Galli queried him on this: “Yet evangelicals rightly tell people they can have a ‘personal relationship with God.’ That suggests a certain type of spiritual intimacy.”
Peterson responded: “All these words get so screwed up in our society. If intimacy means being open and honest and authentic, so I don't have veils, or I don't have to be defensive or in denial of who I am, that's wonderful. But in our culture, intimacy usually has sexual connotations, with some kind of completion. So I want intimacy because I want more out of life. Very seldom does it have the sense of sacrifice or giving or being vulnerable. Those are two different ways of being intimate. And in our American vocabulary intimacy usually has to do with getting something from the other. That just screws the whole thing up. It's very dangerous to use the language of the culture to interpret the gospel. Our vocabulary has to be chastened and tested by revelation, by the Scriptures. We've got a pretty good vocabulary and syntax, and we'd better start paying attention to it because the way we grab words here and there to appeal to unbelievers is not very good.”

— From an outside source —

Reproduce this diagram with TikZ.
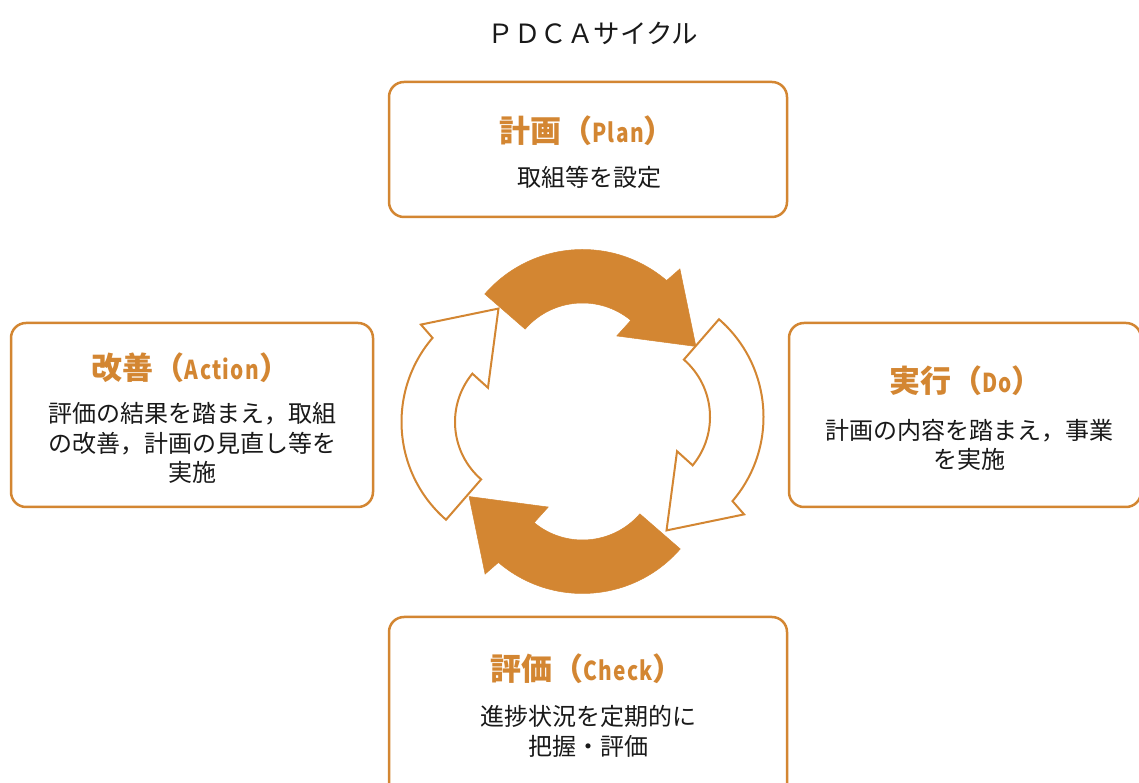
\documentclass[tikz,border=0pt]{standalone}
\usepackage{fontspec}
\setmainfont{Noto Sans CJK JP}
\newfontfamily\titlelatin{Noto Sans CJK JP}[FakeStretch=0.8, LetterSpace=5]
\newcommand{\lat}[1]{{\fontsize{26}{28}\titlelatin\bfseries #1}}
\definecolor{pdcaorange}{RGB}{211,134,50}
\definecolor{pdcatext}{RGB}{25,25,25}
\tikzset{
  phasebox/.style={draw=pdcaorange, line width=2.5pt, rounded corners=15pt, fill=white},
  phasetitle/.style={text=pdcaorange, font=\fontsize{31}{34}\selectfont\bfseries},
  phasebody/.style={text=pdcatext, align=center, font=\fontsize{24}{29.5}\selectfont},
  fullarrow/.style={fill=pdcaorange, draw=pdcaorange, line width=0.5pt},
  openarrow/.style={fill=white, draw=pdcaorange, line width=2pt}
}
\begin{document}
\begin{tikzpicture}[x=1pt, y=1pt]
  \useasboundingbox (0,0) rectangle (1139,783);
  % title
  \node[text=pdcatext, font=\fontsize{26.5}{30}\selectfont] (title) at (593,750) {ＰＤＣＡサイクル};

  % the four phases
  \node[phasebox, minimum width=398pt, minimum height=135pt] (plan) at (588,633.5) {};
  \node[phasetitle] (plantitle) at (587,652) {計画（\lat{Plan}）};
  \node[phasebody] (planbody) at (589,606) {取組等を設定};

  \node[phasebox, minimum width=352pt, minimum height=184pt] (do) at (965,368) {};
  \node[phasetitle] (dotitle) at (966,402) {実行（\lat{Do}）};
  \node[phasebody] (dobody) at (969,338) {計画の内容を踏まえ，事業\\を実施};

  \node[phasebox, minimum width=398pt, minimum height=183pt] (check) at (588,74.5) {};
  \node[phasetitle] (checktitle) at (587,114) {評価（\lat{Check}）};
  \node[phasebody] (checkbody) at (588,51.5) {進捗状況を定期的に\\把握・評価};

  \node[phasebox, minimum width=362pt, minimum height=184pt] (act) at (192,368) {};
  \node[phasetitle] (acttitle) at (191,415) {改善（\lat{Action}）};
  \node[phasebody] (actbody) at (192,340) {評価の結果を踏まえ，取組\\の改善，計画の見直し等を\\実施};

  % cycle arrows
  \foreach \cx/\cy/\rot/\look in {582.5/404/0/fullarrow, 634/366/-90/openarrow,
                                  582.5/319/180/fullarrow, 531/361/90/openarrow}{
    \begin{scope}[shift={(\cx,\cy)}, rotate=\rot]
      \draw[\look] (139:129.5pt) arc[start angle=139, end angle=49.5, radius=129.5pt]
        -- (48.5:147pt) -- (16:118pt) -- (51.5:55pt) -- (50.5:76pt)
        arc[start angle=50.5, end angle=139, radius=76pt] -- cycle;
    \end{scope}
  }
\end{tikzpicture}
\end{document}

I've been watching Mad Men, a TV show about Madison Avenue advertising men in 1960. It is a very cynical show, but captures some of the manufactured quality of American culture, which relies on superficial images to sell products. Part of the climate for this to be effective is what might be called historical amnesia for what has come before. It is always change that is sold (even, perhaps especially, in politics). As Peterson wisely points out, the church has “a pretty good vocabulary and syntax” rooted in Scripture and long generations of rich tradition. Sadly, we in the church too often jettison this grammar for the grammar of the culture, which is typically ephemeral.
I think that one of the reasons Martin Luther King was so compelling was the way he employed the sacred vocabulary during the civil rights movement to speak to a great public moral issue. Folks in the black churches in America were acquainted with this vocabulary, because it had been preserved in their churches. But suddenly it spoke to us all with great power.
We have rich traditions of spirituality in the church, but we tend to ignore them and look elsewhere for wisdom about it, often to a faux Eastern spirituality made for America. What Peterson articulates so well is that when spirituality becomes unmoored from the grammar of faith it becomes vacuous, just another consumer product sold to us to enhance our quality of life. As he puts it: “It's very dangerous to use the language of the culture to interpret the gospel.”